(Source code of charts)
···

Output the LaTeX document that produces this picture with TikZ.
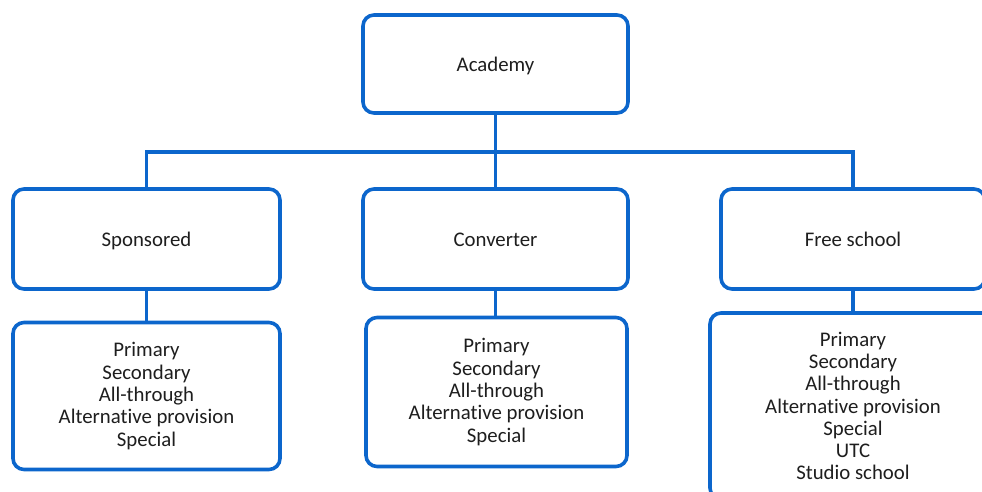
\documentclass[tikz,border=0pt]{standalone}
\usepackage{fontspec}
\setmainfont{Carlito}[Ligatures={NoCommon}]
\definecolor{boxblue}{RGB}{12,102,204}
\definecolor{txt}{RGB}{30,30,30}
\begin{document}
\begin{tikzpicture}[x=1pt,y=-1pt,
  box/.style={draw=boxblue,line width=3.6pt,rounded corners=11pt,fill=white,
    inner sep=0pt,align=center,text=txt,font=\fontsize{20.8}{22.3}\selectfont},
  head/.style={box,text height=18pt,text depth=4pt},
  link/.style={draw=boxblue,line width=3.6pt}]
\useasboundingbox (0,0) rectangle (982,491);
\begin{scope}
\clip (0,0) rectangle (982,491);
\node[head,minimum width=265pt,minimum height=98pt] (acad) at (495.5,64) {Academy};
\node[head,minimum width=267pt,minimum height=100pt] (spons) at (146.5,239) {Sponsored};
\node[head,minimum width=265pt,minimum height=100pt] (conv) at (495.5,239) {Converter};
\node[head,minimum width=264pt,minimum height=100pt] (free) at (853,239) {Free school};
\node[box,minimum width=267pt,minimum height=147pt] (sponsL) at (146.5,396) {Primary\\Secondary\\All-through\\Alternative provision\\Special};
\node[box,minimum width=261pt,minimum height=149pt] (convL) at (496.5,392) {Primary\\Secondary\\All-through\\Alternative provision\\Special};
\node[box,minimum width=286pt,minimum height=186pt] (freeL) at (853,406) {Primary\\Secondary\\All-through\\Alternative provision\\Special\\UTC\\Studio school};
\coordinate (j) at (495.5,152);
\draw[link] (acad.south) -- (j);
\draw[link] (spons.north) |- (j) -| (free.north);
\draw[link] (j) -- (conv.north);
\draw[link] (spons.south) -- (sponsL.north);
\draw[link] (conv.south) -- (conv.south |- convL.north);
\draw[link] (free.south) -- (freeL.north);
\end{scope}
\end{tikzpicture}
\end{document}
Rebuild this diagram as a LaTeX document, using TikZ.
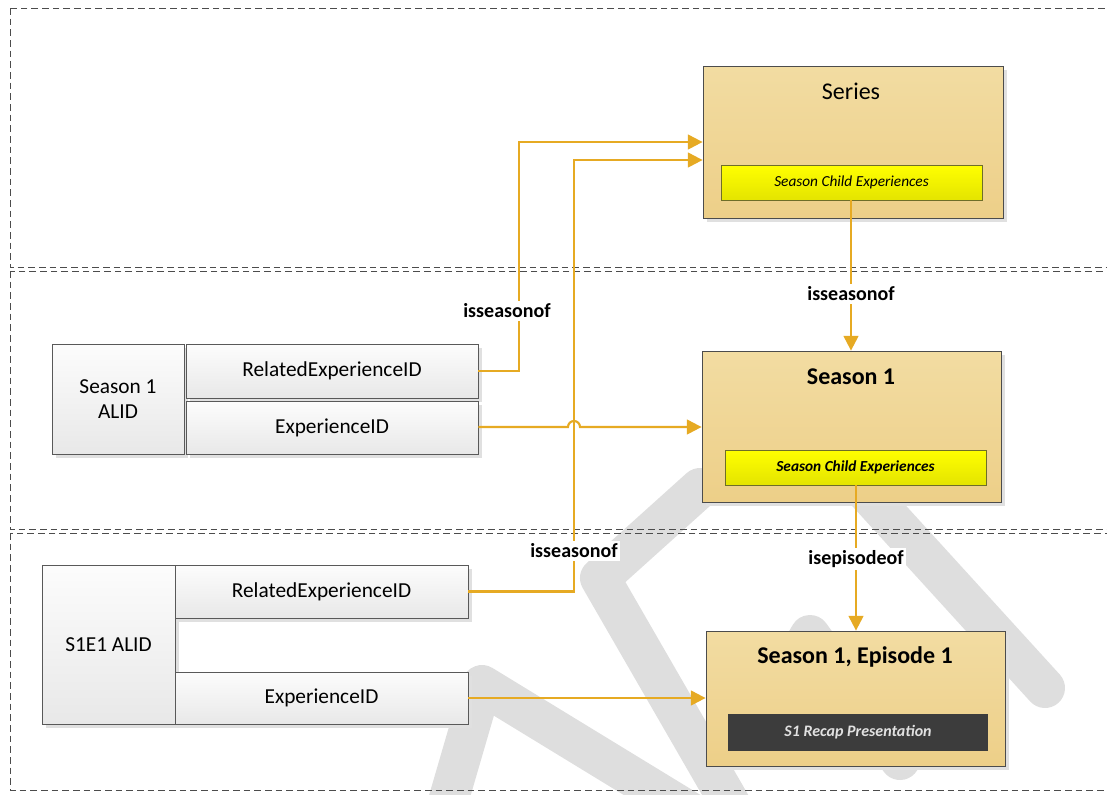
\documentclass[tikz,border=0pt]{standalone}
\usepackage{fontspec}
\setmainfont{Carlito}
\usetikzlibrary{arrows.meta,shadows,calc}
\definecolor{connc}{RGB}{230,170,35}
\definecolor{tantop}{RGB}{242,220,162}
\definecolor{tanbot}{RGB}{237,207,136}
\definecolor{ylwbord}{RGB}{110,110,40}
\definecolor{wmark}{RGB}{222,222,222}
\begin{document}
\begin{tikzpicture}[x=0.75pt,y=-0.75pt,
  lane/.style={draw=black!70, line width=0.7pt, dash pattern=on 5pt off 3pt},
  wm/.style={draw=wmark, line width=30pt, line cap=round, line join=round},
  shad/.style={drop shadow={shadow xshift=3pt, shadow yshift=-3pt, fill=black!12, opacity=1}},
  idbox/.style={draw=black!65, line width=0.6pt, top color=black!1, bottom color=black!9, shad,
    inner sep=0pt, align=center, font=\fontsize{16}{19}\selectfont},
  entbox/.style={draw=black!70, line width=0.6pt, top color=tantop, bottom color=tanbot, shad, inner sep=0pt},
  ylwbox/.style={draw=ylwbord, line width=0.6pt, top color=yellow, bottom color={rgb,255:red,228;green,228;blue,0}, inner sep=0pt},
  darkbox/.style={fill={rgb,255:red,60;green,60;blue,60}, inner sep=0pt, text={rgb,255:red,225;green,225;blue,225}},
  title/.style={font=\fontsize{18}{22}\selectfont},
  conn/.style={draw=connc, line width=1.6pt, -{Triangle[length=11pt,width=11pt]}},
  connn/.style={draw=connc, line width=1.6pt},
  lbl/.style={fill=white, inner sep=2pt, font=\fontsize{15}{18}\selectfont\bfseries}
]
\useasboundingbox (0,0) rectangle (1107,794);
% watermark
\draw[wm] (1045,688) -- (810,430);
\draw[wm] (700,488) -- (600,578) -- (735,812);
\draw[wm] (760,720) -- (810,635) -- (900,760);
\draw[wm] (445,812) -- (482,685) -- (690,812);
% lanes
\draw[lane] (10,8) rectangle (1125,267);
\draw[lane] (10,271) rectangle (1125,529);
\draw[lane] (10,533) rectangle (1125,790);
% entity boxes
\node[entbox, minimum width=225pt, minimum height=114pt] (series) at (853,142) {};
\node[title] (seriest) at (851,91) {Series};
\node[ylwbox, minimum width=195.75pt, minimum height=26.25pt, font=\fontsize{11.5}{14}\selectfont\itshape] (serieschild) at (851.5,182.5) {Season Child Experiences};
\node[entbox, minimum width=224.25pt, minimum height=113.25pt] (season) at (851.5,426.5) {};
\node[title, font=\fontsize{18}{22}\selectfont\bfseries] (seasont) at (851,377) {Season 1};
\node[ylwbox, minimum width=195.75pt, minimum height=26.25pt, font=\fontsize{11.5}{14}\selectfont\bfseries\itshape] (seasonchild) at (855.5,467.5) {Season Child Experiences};
\node[entbox, minimum width=224.25pt, minimum height=101.25pt] (episode) at (855.5,698.5) {};
\node[title, font=\fontsize{18}{22}\selectfont\bfseries] (episodet) at (855,657) {Season 1, Episode 1};
\node[darkbox, minimum width=195pt, minimum height=27.75pt, font=\fontsize{12}{14}\selectfont\bfseries\itshape] (recap) at (858,732.5) {S1 Recap Presentation};
% left id boxes
\node[idbox, minimum width=99pt, minimum height=82.5pt] (s1alid) at (118,399) {Season 1\\ALID};
\node[idbox, minimum width=219pt, minimum height=40.5pt] (s1rel) at (332,371) {RelatedExperienceID};
\node[idbox, minimum width=219pt, minimum height=39.75pt] (s1exp) at (332,427.5) {ExperienceID};
\node[idbox, minimum width=99.75pt, minimum height=119.25pt] (e1alid) at (108.5,644.5) {S1E1 ALID};
\node[idbox, minimum width=219.75pt, minimum height=39.75pt] (e1rel) at (321.5,591.5) {RelatedExperienceID};
\node[idbox, minimum width=219.75pt, minimum height=39pt] (e1exp) at (321.5,698) {ExperienceID};
% connectors
\coordinate (j1) at (568,427);
\draw[conn] (s1rel.east) -| (519,142) -- (series.west |- 0,142);
\draw[conn] (e1rel.east) -| (574,160) -- (series.west |- 0,160);
\draw[conn] (s1exp.east |- j1) -- (j1) arc[start angle=180, end angle=0, radius=4.5pt] -- (season.west |- j1);
\draw[conn] (e1exp.east) -- (episode.west |- e1exp.east);
\draw[conn] (serieschild.south -| 851,0) -- (season.north -| 851,0);
\draw[conn] (seasonchild.south -| 856,0) -- (episode.north -| 856,0);
% labels
\node[lbl] (l1) at (507,311) {isseasonof};
\node[lbl] (l2) at (574,551) {isseasonof};
\node[lbl] (l3) at (851,294) {isseasonof};
\node[lbl] (l4) at (856,559) {isepisodeof};
\end{tikzpicture}
\end{document}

···

**EXERCISE DIRECTIONS**
Each entry must be retyped word for word, with every image omitted.

**RESULT FOR THIS TASK**
Output the LaTeX document that produces this picture with TikZ.
\documentclass[tikz,border=0pt]{standalone}
\usepackage{fontspec}
\setmainfont{Carlito}[Ligatures={NoCommon}]
\definecolor{boxblue}{RGB}{12,102,204}
\definecolor{txt}{RGB}{30,30,30}
\begin{document}
\begin{tikzpicture}[x=1pt,y=-1pt,
  box/.style={draw=boxblue,line width=3.6pt,rounded corners=11pt,fill=white,
    inner sep=0pt,align=center,text=txt,font=\fontsize{20.8}{22.3}\selectfont},
  head/.style={box,text height=18pt,text depth=4pt},
  link/.style={draw=boxblue,line width=3.6pt}]
\useasboundingbox (0,0) rectangle (982,491);
\begin{scope}
\clip (0,0) rectangle (982,491);
\node[head,minimum width=265pt,minimum height=98pt] (acad) at (495.5,64) {Academy};
\node[head,minimum width=267pt,minimum height=100pt] (spons) at (146.5,239) {Sponsored};
\node[head,minimum width=265pt,minimum height=100pt] (conv) at (495.5,239) {Converter};
\node[head,minimum width=264pt,minimum height=100pt] (free) at (853,239) {Free school};
\node[box,minimum width=267pt,minimum height=147pt] (sponsL) at (146.5,396) {Primary\\Secondary\\All-through\\Alternative provision\\Special};
\node[box,minimum width=261pt,minimum height=149pt] (convL) at (496.5,392) {Primary\\Secondary\\All-through\\Alternative provision\\Special};
\node[box,minimum width=286pt,minimum height=186pt] (freeL) at (853,406) {Primary\\Secondary\\All-through\\Alternative provision\\Special\\UTC\\Studio school};
\coordinate (j) at (495.5,152);
\draw[link] (acad.south) -- (j);
\draw[link] (spons.north) |- (j) -| (free.north);
\draw[link] (j) -- (conv.north);
\draw[link] (spons.south) -- (sponsL.north);
\draw[link] (conv.south) -- (conv.south |- convL.north);
\draw[link] (free.south) -- (freeL.north);
\end{scope}
\end{tikzpicture}
\end{document}
Rebuild this diagram as a LaTeX document, using TikZ.
\documentclass[tikz,border=0pt]{standalone}
\usepackage{fontspec}
\setmainfont{Carlito}
\usetikzlibrary{arrows.meta,shadows,calc}
\definecolor{connc}{RGB}{230,170,35}
\definecolor{tantop}{RGB}{242,220,162}
\definecolor{tanbot}{RGB}{237,207,136}
\definecolor{ylwbord}{RGB}{110,110,40}
\definecolor{wmark}{RGB}{222,222,222}
\begin{document}
\begin{tikzpicture}[x=0.75pt,y=-0.75pt,
  lane/.style={draw=black!70, line width=0.7pt, dash pattern=on 5pt off 3pt},
  wm/.style={draw=wmark, line width=30pt, line cap=round, line join=round},
  shad/.style={drop shadow={shadow xshift=3pt, shadow yshift=-3pt, fill=black!12, opacity=1}},
  idbox/.style={draw=black!65, line width=0.6pt, top color=black!1, bottom color=black!9, shad,
    inner sep=0pt, align=center, font=\fontsize{16}{19}\selectfont},
  entbox/.style={draw=black!70, line width=0.6pt, top color=tantop, bottom color=tanbot, shad, inner sep=0pt},
  ylwbox/.style={draw=ylwbord, line width=0.6pt, top color=yellow, bottom color={rgb,255:red,228;green,228;blue,0}, inner sep=0pt},
  darkbox/.style={fill={rgb,255:red,60;green,60;blue,60}, inner sep=0pt, text={rgb,255:red,225;green,225;blue,225}},
  title/.style={font=\fontsize{18}{22}\selectfont},
  conn/.style={draw=connc, line width=1.6pt, -{Triangle[length=11pt,width=11pt]}},
  connn/.style={draw=connc, line width=1.6pt},
  lbl/.style={fill=white, inner sep=2pt, font=\fontsize{15}{18}\selectfont\bfseries}
]
\useasboundingbox (0,0) rectangle (1107,794);
% watermark
\draw[wm] (1045,688) -- (810,430);
\draw[wm] (700,488) -- (600,578) -- (735,812);
\draw[wm] (760,720) -- (810,635) -- (900,760);
\draw[wm] (445,812) -- (482,685) -- (690,812);
% lanes
\draw[lane] (10,8) rectangle (1125,267);
\draw[lane] (10,271) rectangle (1125,529);
\draw[lane] (10,533) rectangle (1125,790);
% entity boxes
\node[entbox, minimum width=225pt, minimum height=114pt] (series) at (853,142) {};
\node[title] (seriest) at (851,91) {Series};
\node[ylwbox, minimum width=195.75pt, minimum height=26.25pt, font=\fontsize{11.5}{14}\selectfont\itshape] (serieschild) at (851.5,182.5) {Season Child Experiences};
\node[entbox, minimum width=224.25pt, minimum height=113.25pt] (season) at (851.5,426.5) {};
\node[title, font=\fontsize{18}{22}\selectfont\bfseries] (seasont) at (851,377) {Season 1};
\node[ylwbox, minimum width=195.75pt, minimum height=26.25pt, font=\fontsize{11.5}{14}\selectfont\bfseries\itshape] (seasonchild) at (855.5,467.5) {Season Child Experiences};
\node[entbox, minimum width=224.25pt, minimum height=101.25pt] (episode) at (855.5,698.5) {};
\node[title, font=\fontsize{18}{22}\selectfont\bfseries] (episodet) at (855,657) {Season 1, Episode 1};
\node[darkbox, minimum width=195pt, minimum height=27.75pt, font=\fontsize{12}{14}\selectfont\bfseries\itshape] (recap) at (858,732.5) {S1 Recap Presentation};
% left id boxes
\node[idbox, minimum width=99pt, minimum height=82.5pt] (s1alid) at (118,399) {Season 1\\ALID};
\node[idbox, minimum width=219pt, minimum height=40.5pt] (s1rel) at (332,371) {RelatedExperienceID};
\node[idbox, minimum width=219pt, minimum height=39.75pt] (s1exp) at (332,427.5) {ExperienceID};
\node[idbox, minimum width=99.75pt, minimum height=119.25pt] (e1alid) at (108.5,644.5) {S1E1 ALID};
\node[idbox, minimum width=219.75pt, minimum height=39.75pt] (e1rel) at (321.5,591.5) {RelatedExperienceID};
\node[idbox, minimum width=219.75pt, minimum height=39pt] (e1exp) at (321.5,698) {ExperienceID};
% connectors
\coordinate (j1) at (568,427);
\draw[conn] (s1rel.east) -| (519,142) -- (series.west |- 0,142);
\draw[conn] (e1rel.east) -| (574,160) -- (series.west |- 0,160);
\draw[conn] (s1exp.east |- j1) -- (j1) arc[start angle=180, end angle=0, radius=4.5pt] -- (season.west |- j1);
\draw[conn] (e1exp.east) -- (episode.west |- e1exp.east);
\draw[conn] (serieschild.south -| 851,0) -- (season.north -| 851,0);
\draw[conn] (seasonchild.south -| 856,0) -- (episode.north -| 856,0);
% labels
\node[lbl] (l1) at (507,311) {isseasonof};
\node[lbl] (l2) at (574,551) {isseasonof};
\node[lbl] (l3) at (851,294) {isseasonof};
\node[lbl] (l4) at (856,559) {isepisodeof};
\end{tikzpicture}
\end{document}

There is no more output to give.